Imagine going to a Tory Party conference and asking, ‘Hands up all those for freedom and justice’. Ask the same question at a Labour conference. How many raised hands would you see? You can guess the answer.
Despite Tories and Labour agreeing that freedom and justice are good things, they won’t agree on the content of what these ideas mean. Political conflict is also moral conflict. This leads to ugly scenes in Parliament but in other countries, such disagreement gets uglier still. Disagreement becomes lethal.
But why do we have it and what can we do about it?
In trying to answer that, then I am both a pessimist and an optimist. A pessimistic in the sense I believe that conflict is a perennial; an optimist in that I believe that people can live together despite their differences and that this can be done without us having to agree on things like the ultimate justification of morality, whether life has meaning and so on and so forth.
People can be tolerably decent without the threat of eternal damnation. We don’t need religion and we don’t need saints, with or without halos, to accomplish that. We need politics.
So in a nutshell, this is a blog about moral and political conflict and my thoughts on that.
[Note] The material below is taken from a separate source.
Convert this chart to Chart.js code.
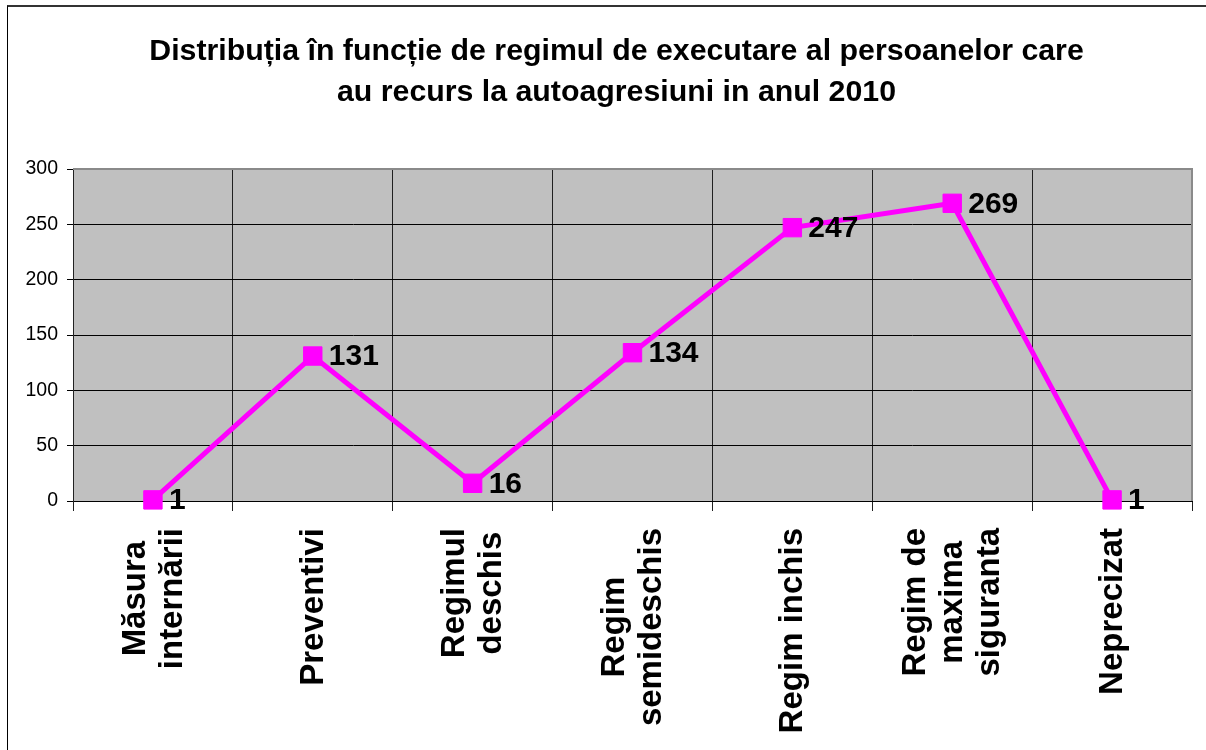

What about me? I have a day job unrelated to politics which means I have less time to write than I would like. I am a Labour voter. I have no religion. As I get older, I detect ever more shades of grey in the spectrum between black and white. For this reason, I am impatient with moralistic denunciations of politicians and politics and want to get people to think beyond facile, trite explanations for the problems we face. If I change a few minds, then this effort won’t all have been in vain.